**To do**
Reproduce the listing word for word. Skip any image.

**Information shown**
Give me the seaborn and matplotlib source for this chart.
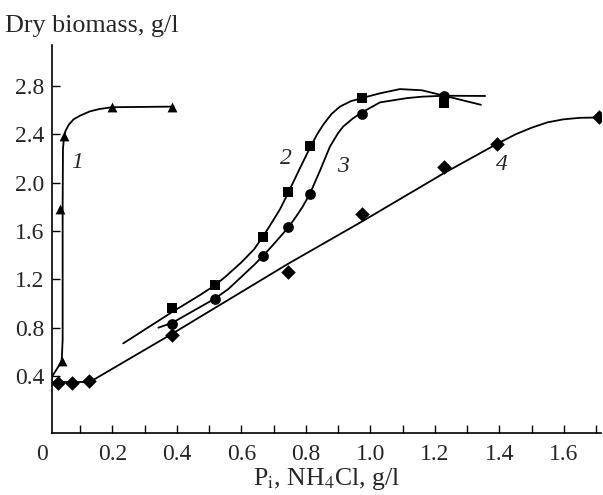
import matplotlib as mpl
mpl.use('agg')
import matplotlib.pyplot as plt
import pandas as pd
import seaborn as sns

# measured points (x: Pi / NH4Cl g/l, y: dry biomass g/l)
x1 = [0.007, 0.043, 0.038, 0.050, 0.200, 0.386]
y1 = [0.37, 0.52, 1.78, 2.39, 2.63, 2.63]
x2 = [0.386, 0.518, 0.666, 0.746, 0.813, 0.973, 1.229]
y2 = [0.96, 1.15, 1.55, 1.92, 2.30, 2.70, 2.66]
x3 = [0.386, 0.518, 0.666, 0.746, 0.813, 0.973, 1.229]
y3 = [0.83, 1.04, 1.39, 1.63, 1.91, 2.57, 2.72]
x4 = [0.033, 0.074, 0.128, 0.386, 0.746, 0.975, 1.229, 1.392, 1.710]
y4 = [0.34, 0.34, 0.36, 0.74, 1.26, 1.74, 2.13, 2.32, 2.54]

# fitted curves as drawn in the figure
c1x = [0.007, 0.043, 0.046, 0.046, 0.047, 0.050, 0.055, 0.065, 0.080, 0.100, 0.130, 0.160, 0.200, 0.390]
c1y = [0.37, 0.52, 0.70, 1.80, 2.28, 2.37, 2.43, 2.48, 2.525, 2.555, 2.59, 2.61, 2.625, 2.63]
c2x = [0.234, 0.386, 0.472, 0.518, 0.550, 0.600, 0.640, 0.666, 0.690, 0.720, 0.746, 0.780, 0.813,
       0.835, 0.854, 0.880, 0.906, 0.940, 0.973, 1.030, 1.092, 1.160, 1.229, 1.290, 1.343]
c2y = [0.67, 0.93, 1.07, 1.15, 1.22, 1.34, 1.45, 1.55, 1.65, 1.78, 1.92, 2.11, 2.29,
       2.40, 2.48, 2.57, 2.63, 2.675, 2.70, 2.74, 2.775, 2.765, 2.72, 2.68, 2.645]
c3x = [0.343, 0.386, 0.518, 0.560, 0.600, 0.640, 0.666, 0.700, 0.746, 0.770, 0.790, 0.813,
       0.844, 0.875, 0.900, 0.916, 0.945, 0.973, 1.030, 1.113, 1.160, 1.229, 1.356]
c3y = [0.80, 0.84, 1.04, 1.12, 1.22, 1.32, 1.39, 1.49, 1.63, 1.72, 1.80, 1.91,
       2.10, 2.30, 2.41, 2.465, 2.53, 2.58, 2.665, 2.70, 2.712, 2.72, 2.718]
c4x = [0.033, 0.130, 0.386, 0.746, 0.975, 1.229, 1.392, 1.450, 1.500, 1.550, 1.600, 1.650, 1.710]
c4y = [0.35, 0.35, 0.75, 1.33, 1.68, 2.08, 2.32, 2.40, 2.455, 2.50, 2.525, 2.537, 2.54]

labels = ['1', '2', '3', '4']
label_x = [0.092, 0.739, 0.916, 1.407]
label_y = [2.17, 2.20, 2.13, 2.15]

sns.set_style('ticks')
plt.rcParams['font.family'] = ['Liberation Serif', 'DejaVu Serif']
plt.rcParams['mathtext.fontset'] = 'stix'

fig = plt.figure(figsize=(6.03, 4.95), dpi=100)
ax = fig.add_axes([0.0857, 0.1253, 0.9108, 0.7838])

curves = [(c1x, c1y), (c2x, c2y), (c3x, c3y), (c4x, c4y)]
for cx, cy in curves:
    df = pd.DataFrame({'x': cx, 'y': cy})
    sns.lineplot(data=df, x='x', y='y', sort=False, estimator=None, color='black', linewidth=1.3, ax=ax)

points = [(x1, y1, '^', 50), (x2, y2, 's', 55), (x3, y3, 'o', 60), (x4, y4, 'D', 55)]
for px, py, m, s in points:
    df = pd.DataFrame({'x': px, 'y': py})
    sns.scatterplot(data=df, x='x', y='y', marker=m, s=s, color='black', linewidth=0, ax=ax, zorder=3)

for t, lx, ly in zip(labels, label_x, label_y):
    ax.text(lx, ly, t, fontsize=17, style='italic', ha='center', va='center')

ax.set_xlim(0.012, 1.715)
ax.set_ylim(-0.072, 3.14)
ax.set_xticks([0.2, 0.4, 0.6, 0.8, 1.0, 1.2, 1.4, 1.6])
ax.set_xticks([0.1, 0.3, 0.5, 0.7, 0.9, 1.1, 1.3, 1.5, 1.7], minor=True)
ax.set_yticks([0.4, 0.8, 1.2, 1.6, 2.0, 2.4, 2.8])
ax.set_xticklabels(['0.2', '0.4', '0.6', '0.8', '1.0', '1.2', '1.4', '1.6'])
ax.set_yticklabels(['0.4', '0.8', '1.2', '1.6', '2.0', '2.4', '2.8'])
ax.tick_params(axis='both', which='both', direction='in', length=6, width=1, labelsize=17, color='black')
ax.tick_params(axis='x', pad=8)
ax.tick_params(axis='y', pad=5)
ax.text(0, -0.16, '0', fontsize=17, ha='right', va='top', transform=ax.transData)

sns.despine(ax=ax)
for sp in ['left', 'bottom']:
    ax.spines[sp].set_linewidth(1.2)
    ax.spines[sp].set_color('black')

ax.set_xlabel(r'P$_{\rm i}$, NH$_{\rm 4}$Cl, g/l', fontsize=18.5, labelpad=1)
ax.set_ylabel('')
fig.text(0.008, 0.947, 'Dry biomass, g/l', fontsize=18.8, ha='left', va='center')

plt.savefig('out.png', dpi=100)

**Full solution**
Give me the seaborn and matplotlib source for this chart.
import matplotlib as mpl
mpl.use('agg')
import matplotlib.pyplot as plt
import pandas as pd
import seaborn as sns

# measured points (x: Pi / NH4Cl g/l, y: dry biomass g/l)
x1 = [0.007, 0.043, 0.038, 0.050, 0.200, 0.386]
y1 = [0.37, 0.52, 1.78, 2.39, 2.63, 2.63]
x2 = [0.386, 0.518, 0.666, 0.746, 0.813, 0.973, 1.229]
y2 = [0.96, 1.15, 1.55, 1.92, 2.30, 2.70, 2.66]
x3 = [0.386, 0.518, 0.666, 0.746, 0.813, 0.973, 1.229]
y3 = [0.83, 1.04, 1.39, 1.63, 1.91, 2.57, 2.72]
x4 = [0.033, 0.074, 0.128, 0.386, 0.746, 0.975, 1.229, 1.392, 1.710]
y4 = [0.34, 0.34, 0.36, 0.74, 1.26, 1.74, 2.13, 2.32, 2.54]

# fitted curves as drawn in the figure
c1x = [0.007, 0.043, 0.046, 0.046, 0.047, 0.050, 0.055, 0.065, 0.080, 0.100, 0.130, 0.160, 0.200, 0.390]
c1y = [0.37, 0.52, 0.70, 1.80, 2.28, 2.37, 2.43, 2.48, 2.525, 2.555, 2.59, 2.61, 2.625, 2.63]
c2x = [0.234, 0.386, 0.472, 0.518, 0.550, 0.600, 0.640, 0.666, 0.690, 0.720, 0.746, 0.780, 0.813,
       0.835, 0.854, 0.880, 0.906, 0.940, 0.973, 1.030, 1.092, 1.160, 1.229, 1.290, 1.343]
c2y = [0.67, 0.93, 1.07, 1.15, 1.22, 1.34, 1.45, 1.55, 1.65, 1.78, 1.92, 2.11, 2.29,
       2.40, 2.48, 2.57, 2.63, 2.675, 2.70, 2.74, 2.775, 2.765, 2.72, 2.68, 2.645]
c3x = [0.343, 0.386, 0.518, 0.560, 0.600, 0.640, 0.666, 0.700, 0.746, 0.770, 0.790, 0.813,
       0.844, 0.875, 0.900, 0.916, 0.945, 0.973, 1.030, 1.113, 1.160, 1.229, 1.356]
c3y = [0.80, 0.84, 1.04, 1.12, 1.22, 1.32, 1.39, 1.49, 1.63, 1.72, 1.80, 1.91,
       2.10, 2.30, 2.41, 2.465, 2.53, 2.58, 2.665, 2.70, 2.712, 2.72, 2.718]
c4x = [0.033, 0.130, 0.386, 0.746, 0.975, 1.229, 1.392, 1.450, 1.500, 1.550, 1.600, 1.650, 1.710]
c4y = [0.35, 0.35, 0.75, 1.33, 1.68, 2.08, 2.32, 2.40, 2.455, 2.50, 2.525, 2.537, 2.54]

labels = ['1', '2', '3', '4']
label_x = [0.092, 0.739, 0.916, 1.407]
label_y = [2.17, 2.20, 2.13, 2.15]

sns.set_style('ticks')
plt.rcParams['font.family'] = ['Liberation Serif', 'DejaVu Serif']
plt.rcParams['mathtext.fontset'] = 'stix'

fig = plt.figure(figsize=(6.03, 4.95), dpi=100)
ax = fig.add_axes([0.0857, 0.1253, 0.9108, 0.7838])

curves = [(c1x, c1y), (c2x, c2y), (c3x, c3y), (c4x, c4y)]
for cx, cy in curves:
    df = pd.DataFrame({'x': cx, 'y': cy})
    sns.lineplot(data=df, x='x', y='y', sort=False, estimator=None, color='black', linewidth=1.3, ax=ax)

points = [(x1, y1, '^', 50), (x2, y2, 's', 55), (x3, y3, 'o', 60), (x4, y4, 'D', 55)]
for px, py, m, s in points:
    df = pd.DataFrame({'x': px, 'y': py})
    sns.scatterplot(data=df, x='x', y='y', marker=m, s=s, color='black', linewidth=0, ax=ax, zorder=3)

for t, lx, ly in zip(labels, label_x, label_y):
    ax.text(lx, ly, t, fontsize=17, style='italic', ha='center', va='center')

ax.set_xlim(0.012, 1.715)
ax.set_ylim(-0.072, 3.14)
ax.set_xticks([0.2, 0.4, 0.6, 0.8, 1.0, 1.2, 1.4, 1.6])
ax.set_xticks([0.1, 0.3, 0.5, 0.7, 0.9, 1.1, 1.3, 1.5, 1.7], minor=True)
ax.set_yticks([0.4, 0.8, 1.2, 1.6, 2.0, 2.4, 2.8])
ax.set_xticklabels(['0.2', '0.4', '0.6', '0.8', '1.0', '1.2', '1.4', '1.6'])
ax.set_yticklabels(['0.4', '0.8', '1.2', '1.6', '2.0', '2.4', '2.8'])
ax.tick_params(axis='both', which='both', direction='in', length=6, width=1, labelsize=17, color='black')
ax.tick_params(axis='x', pad=8)
ax.tick_params(axis='y', pad=5)
ax.text(0, -0.16, '0', fontsize=17, ha='right', va='top', transform=ax.transData)

sns.despine(ax=ax)
for sp in ['left', 'bottom']:
    ax.spines[sp].set_linewidth(1.2)
    ax.spines[sp].set_color('black')

ax.set_xlabel(r'P$_{\rm i}$, NH$_{\rm 4}$Cl, g/l', fontsize=18.5, labelpad=1)
ax.set_ylabel('')
fig.text(0.008, 0.947, 'Dry biomass, g/l', fontsize=18.8, ha='left', va='center')

plt.savefig('out.png', dpi=100)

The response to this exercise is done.